▶ **What is asked**
Quote word for word the lines below, beginning with the first and ending with the one that has "(0,0) rectangle (1568,644);". Drop the pictures.

———

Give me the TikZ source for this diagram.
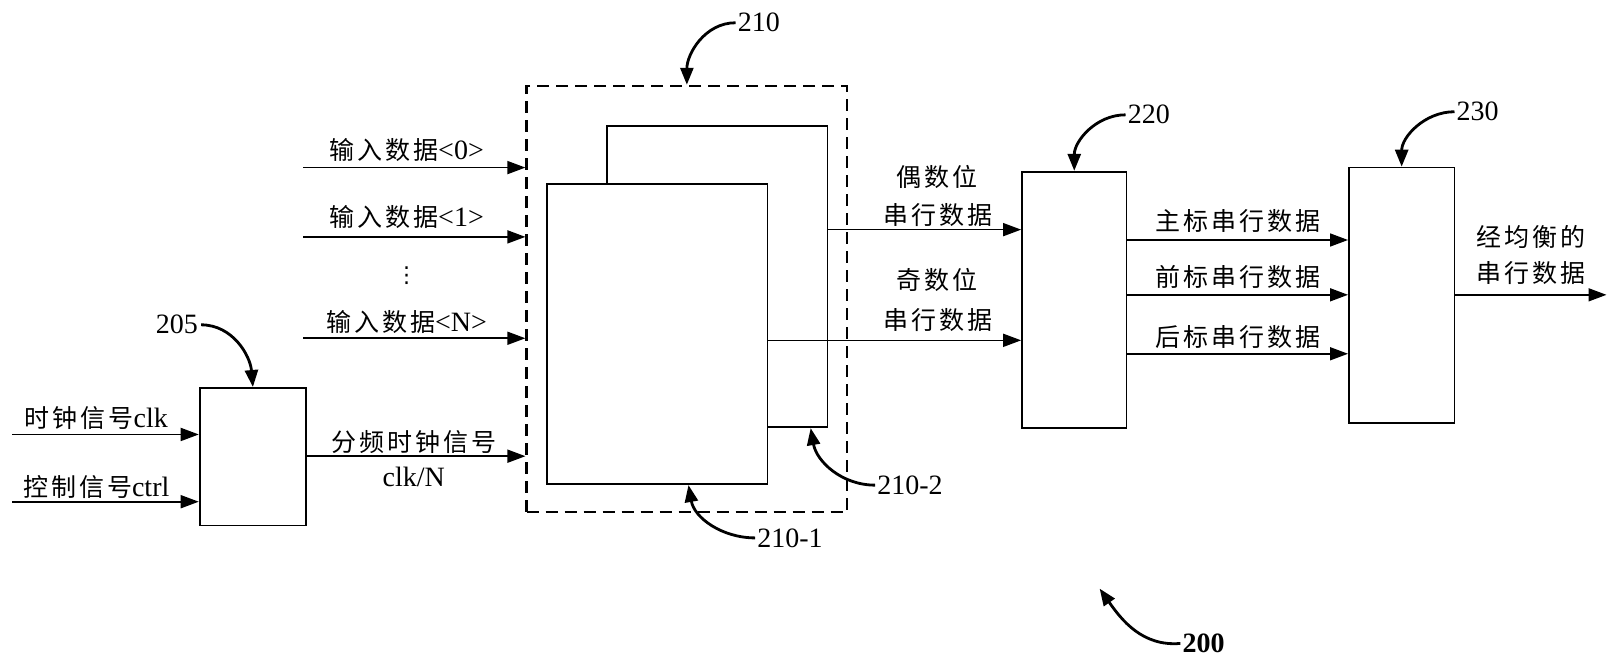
\documentclass[tikz,border=0pt]{standalone}
\usepackage{fontspec}
\setmainfont{Liberation Serif}
\newfontfamily\cjk[LetterSpace=12]{Noto Sans CJK SC}
\newfontfamily\dejavu{DejaVu Sans}
\newcommand\zh[1]{{\fontsize{25}{30}\selectfont\cjk #1}}
\usetikzlibrary{arrows.meta,fit,calc}
\begin{document}
\begin{tikzpicture}[x=1.0344pt,y=-1.0344pt,
  box/.style={draw,line width=1.8pt,inner sep=0pt},
  dbox/.style={draw,line width=2.2pt,dash pattern=on 12pt off 7pt,inner sep=0pt},
  sig/.style={line width=1.6pt,-{Triangle[length=18pt,width=13pt]}},
  lead/.style={line width=2.8pt,-{Triangle[length=17pt,width=13pt]}},
  lbl/.style={inner sep=0pt,font=\fontsize{28}{30}\selectfont},
  num/.style={inner sep=0pt,font=\fontsize{28}{30}\selectfont},
]
\useasboundingbox[fill=white] (0,0) rectangle (1568,644);

% blocks
\node[box,fit={(193,375) (296,508)}] (b205) {};
\node[dbox,fit={(509,83) (819,495)}] (d210) {};
\node[box,fit={(587,122) (800,413)}] (back) {};
\node[box,fill=white,fit={(529,178) (742,468)}] (front) {};
\node[box,fit={(988,166) (1089,414)}] (b220) {};
\node[box,fit={(1304,162) (1406,409)}] (b230) {};

% inputs to 210
\coordinate (i0) at (293,162);
\coordinate (i1) at (293,229);
\coordinate (iN) at (293,327);
\draw[sig] (i0) -- (i0 -| d210.west);
\draw[sig] (i1) -- (i1 -| d210.west);
\draw[sig] (iN) -- (iN -| d210.west);
\node[lbl] (t0) at (393,145) {\zh{输入数据}<0>};
\node[lbl] (t1) at (393,210) {\zh{输入数据}<1>};
\node[inner sep=0pt,font=\fontsize{22}{24}\selectfont\dejavu] (tdots) at (393,266) {⋮};
\node[lbl] (tN) at (393,311) {\zh{输入数据}<N>};

% inputs to 205
\coordinate (c1) at (12,420);
\coordinate (c2) at (12,485);
\draw[sig] (c1) -- (c1 -| b205.west);
\draw[sig] (c2) -- (c2 -| b205.west);
\node[lbl] (tclk) at (93,404) {\zh{时钟信号}clk};
\node[lbl] (tctrl) at (93,471) {\zh{控制信号}ctrl};

% 205 -> 210
\draw[sig] (b205.east |- 0,441) -- (d210.west |- 0,441);
\node[lbl] (tdiv) at (400,427) {\zh{分频时钟信号}};
\node[lbl] (tdivn) at (400,461) {clk/N};

% 210 -> 220
\draw[sig] (back.east |- 0,222) -- (b220.west |- 0,222);
\draw[sig] (front.east |- 0,329) -- (b220.west |- 0,329);
\node[lbl] (te1) at (906,171) {\zh{偶数位}};
\node[lbl] (te2) at (907,208) {\zh{串行数据}};
\node[lbl] (to1) at (906,271) {\zh{奇数位}};
\node[lbl] (to2) at (907,309) {\zh{串行数据}};

% 220 -> 230
\draw[sig] (b220.east |- 0,232) -- (b230.west |- 0,232);
\draw[sig] (b220.east |- 0,285) -- (b230.west |- 0,285);
\draw[sig] (b220.east |- 0,342) -- (b230.west |- 0,342);
\node[lbl] (tm) at (1197,214) {\zh{主标串行数据}};
\node[lbl] (tp) at (1197,268) {\zh{前标串行数据}};
\node[lbl] (tq) at (1197,326) {\zh{后标串行数据}};

% output
\coordinate (out) at (1553,285);
\draw[sig] (b230.east |- out) -- (out);
\node[lbl] (tout1) at (1480,229) {\zh{经均衡的}};
\node[lbl] (tout2) at (1480,264) {\zh{串行数据}};

% reference numerals and leaders
\node[num] (l205) at (171,314) {205};
\draw[lead] ([xshift=3pt]l205.east) to[out=0,in=95] (b205.north);
\node[num,anchor=west] (l210) at (713,22) {210};
\draw[lead] ([xshift=-2pt]l210.west) to[out=180,in=90] (d210.north);
\node[num,anchor=west] (l220) at (1090,111) {220};
\draw[lead] ([xshift=-2pt]l220.west) to[out=180,in=90] (b220.north);
\node[num,anchor=west] (l230) at (1408,108) {230};
\draw[lead] ([xshift=-2pt]l230.west) to[out=180,in=90] (b230.north);
\node[num,anchor=west] (l2101) at (732,520) {210-1};
\draw[lead] ([xshift=-2pt]l2101.west) to[out=180,in=-80] ($(front.south west)!0.64!(front.south east)$);
\node[num,anchor=west] (l2102) at (848,469) {210-2};
\draw[lead] ([xshift=-2pt]l2102.west) to[out=180,in=-80] ($(back.south west)!0.92!(back.south east)$);
\node[num,anchor=west,font=\fontsize{28}{30}\selectfont\bfseries] (l200) at (1143,622) {200};
\coordinate (p200) at (1063,569);
\draw[lead] ([xshift=-2pt]l200.west) to[out=185,in=-55] (p200);
\end{tikzpicture}
\end{document}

———

▶ **Exercise output**
Give me the TikZ source for this diagram.
\documentclass[tikz,border=0pt]{standalone}
\usepackage{fontspec}
\setmainfont{Liberation Serif}
\newfontfamily\cjk[LetterSpace=12]{Noto Sans CJK SC}
\newfontfamily\dejavu{DejaVu Sans}
\newcommand\zh[1]{{\fontsize{25}{30}\selectfont\cjk #1}}
\usetikzlibrary{arrows.meta,fit,calc}
\begin{document}
\begin{tikzpicture}[x=1.0344pt,y=-1.0344pt,
  box/.style={draw,line width=1.8pt,inner sep=0pt},
  dbox/.style={draw,line width=2.2pt,dash pattern=on 12pt off 7pt,inner sep=0pt},
  sig/.style={line width=1.6pt,-{Triangle[length=18pt,width=13pt]}},
  lead/.style={line width=2.8pt,-{Triangle[length=17pt,width=13pt]}},
  lbl/.style={inner sep=0pt,font=\fontsize{28}{30}\selectfont},
  num/.style={inner sep=0pt,font=\fontsize{28}{30}\selectfont},
]
\useasboundingbox[fill=white] (0,0) rectangle (1568,644);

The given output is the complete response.